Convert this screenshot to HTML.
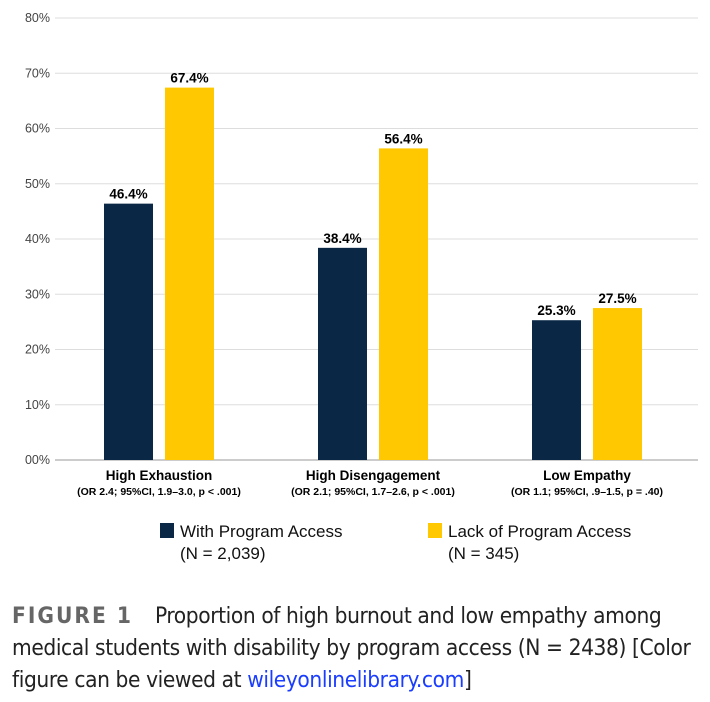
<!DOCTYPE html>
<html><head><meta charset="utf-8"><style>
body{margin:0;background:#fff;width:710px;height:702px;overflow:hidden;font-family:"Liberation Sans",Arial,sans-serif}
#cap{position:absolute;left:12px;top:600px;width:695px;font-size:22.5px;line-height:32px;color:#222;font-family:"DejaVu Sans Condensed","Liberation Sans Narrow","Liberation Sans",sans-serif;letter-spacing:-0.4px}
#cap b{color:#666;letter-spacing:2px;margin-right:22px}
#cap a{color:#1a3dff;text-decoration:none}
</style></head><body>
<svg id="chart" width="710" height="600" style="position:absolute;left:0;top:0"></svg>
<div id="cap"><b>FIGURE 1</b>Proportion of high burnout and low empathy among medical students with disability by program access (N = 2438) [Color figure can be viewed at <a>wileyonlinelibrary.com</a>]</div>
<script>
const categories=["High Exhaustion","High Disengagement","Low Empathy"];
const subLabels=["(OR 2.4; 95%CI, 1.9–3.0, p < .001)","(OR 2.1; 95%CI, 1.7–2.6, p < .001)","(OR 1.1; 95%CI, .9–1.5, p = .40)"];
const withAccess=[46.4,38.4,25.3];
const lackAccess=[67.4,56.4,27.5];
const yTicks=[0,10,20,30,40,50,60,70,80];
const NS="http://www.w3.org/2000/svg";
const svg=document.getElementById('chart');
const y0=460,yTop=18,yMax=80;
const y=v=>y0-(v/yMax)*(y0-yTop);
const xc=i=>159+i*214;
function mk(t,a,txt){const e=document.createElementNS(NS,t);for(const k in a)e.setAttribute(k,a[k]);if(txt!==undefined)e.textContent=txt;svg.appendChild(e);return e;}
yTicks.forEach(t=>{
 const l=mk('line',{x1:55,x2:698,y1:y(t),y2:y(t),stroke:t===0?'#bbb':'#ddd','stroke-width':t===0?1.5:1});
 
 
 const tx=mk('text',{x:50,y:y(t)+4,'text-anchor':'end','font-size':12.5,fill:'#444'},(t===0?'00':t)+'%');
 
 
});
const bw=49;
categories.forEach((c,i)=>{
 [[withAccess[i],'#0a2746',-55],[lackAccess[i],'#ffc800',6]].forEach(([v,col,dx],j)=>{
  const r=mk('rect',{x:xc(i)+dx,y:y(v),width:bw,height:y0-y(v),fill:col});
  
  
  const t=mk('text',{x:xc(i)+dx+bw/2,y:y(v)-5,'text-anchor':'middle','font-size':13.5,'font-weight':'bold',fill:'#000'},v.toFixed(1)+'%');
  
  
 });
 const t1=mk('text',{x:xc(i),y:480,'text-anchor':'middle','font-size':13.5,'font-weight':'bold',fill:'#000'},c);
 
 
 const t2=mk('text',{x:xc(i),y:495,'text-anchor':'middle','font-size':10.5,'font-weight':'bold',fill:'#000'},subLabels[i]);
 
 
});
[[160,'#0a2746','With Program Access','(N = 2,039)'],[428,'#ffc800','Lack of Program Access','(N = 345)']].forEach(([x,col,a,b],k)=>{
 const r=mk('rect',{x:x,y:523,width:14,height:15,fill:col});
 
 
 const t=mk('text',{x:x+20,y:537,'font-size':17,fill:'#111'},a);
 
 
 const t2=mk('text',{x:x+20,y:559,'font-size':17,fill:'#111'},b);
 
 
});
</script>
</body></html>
________________
* EXERCISE DESCRIPTION *
Reproduce all of the data exactly, omitting each picture it holds.

* IN RESPONSE *
Convert this screenshot to HTML.
<!DOCTYPE html>
<html><head><meta charset="utf-8"><style>
body{margin:0;background:#fff;width:710px;height:702px;overflow:hidden;font-family:"Liberation Sans",Arial,sans-serif}
#cap{position:absolute;left:12px;top:600px;width:695px;font-size:22.5px;line-height:32px;color:#222;font-family:"DejaVu Sans Condensed","Liberation Sans Narrow","Liberation Sans",sans-serif;letter-spacing:-0.4px}
#cap b{color:#666;letter-spacing:2px;margin-right:22px}
#cap a{color:#1a3dff;text-decoration:none}
</style></head><body>
<svg id="chart" width="710" height="600" style="position:absolute;left:0;top:0"></svg>
<div id="cap"><b>FIGURE 1</b>Proportion of high burnout and low empathy among medical students with disability by program access (N = 2438) [Color figure can be viewed at <a>wileyonlinelibrary.com</a>]</div>
<script>
const categories=["High Exhaustion","High Disengagement","Low Empathy"];
const subLabels=["(OR 2.4; 95%CI, 1.9–3.0, p < .001)","(OR 2.1; 95%CI, 1.7–2.6, p < .001)","(OR 1.1; 95%CI, .9–1.5, p = .40)"];
const withAccess=[46.4,38.4,25.3];
const lackAccess=[67.4,56.4,27.5];
const yTicks=[0,10,20,30,40,50,60,70,80];
const NS="http://www.w3.org/2000/svg";
const svg=document.getElementById('chart');
const y0=460,yTop=18,yMax=80;
const y=v=>y0-(v/yMax)*(y0-yTop);
const xc=i=>159+i*214;
function mk(t,a,txt){const e=document.createElementNS(NS,t);for(const k in a)e.setAttribute(k,a[k]);if(txt!==undefined)e.textContent=txt;svg.appendChild(e);return e;}
yTicks.forEach(t=>{
 const l=mk('line',{x1:55,x2:698,y1:y(t),y2:y(t),stroke:t===0?'#bbb':'#ddd','stroke-width':t===0?1.5:1});
 
 
 const tx=mk('text',{x:50,y:y(t)+4,'text-anchor':'end','font-size':12.5,fill:'#444'},(t===0?'00':t)+'%');
 
 
});
const bw=49;
categories.forEach((c,i)=>{
 [[withAccess[i],'#0a2746',-55],[lackAccess[i],'#ffc800',6]].forEach(([v,col,dx],j)=>{
  const r=mk('rect',{x:xc(i)+dx,y:y(v),width:bw,height:y0-y(v),fill:col});
  
  
  const t=mk('text',{x:xc(i)+dx+bw/2,y:y(v)-5,'text-anchor':'middle','font-size':13.5,'font-weight':'bold',fill:'#000'},v.toFixed(1)+'%');
  
  
 });
 const t1=mk('text',{x:xc(i),y:480,'text-anchor':'middle','font-size':13.5,'font-weight':'bold',fill:'#000'},c);
 
 
 const t2=mk('text',{x:xc(i),y:495,'text-anchor':'middle','font-size':10.5,'font-weight':'bold',fill:'#000'},subLabels[i]);
 
 
});
[[160,'#0a2746','With Program Access','(N = 2,039)'],[428,'#ffc800','Lack of Program Access','(N = 345)']].forEach(([x,col,a,b],k)=>{
 const r=mk('rect',{x:x,y:523,width:14,height:15,fill:col});
 
 
 const t=mk('text',{x:x+20,y:537,'font-size':17,fill:'#111'},a);
 
 
 const t2=mk('text',{x:x+20,y:559,'font-size':17,fill:'#111'},b);
 
 
});
</script>
</body></html>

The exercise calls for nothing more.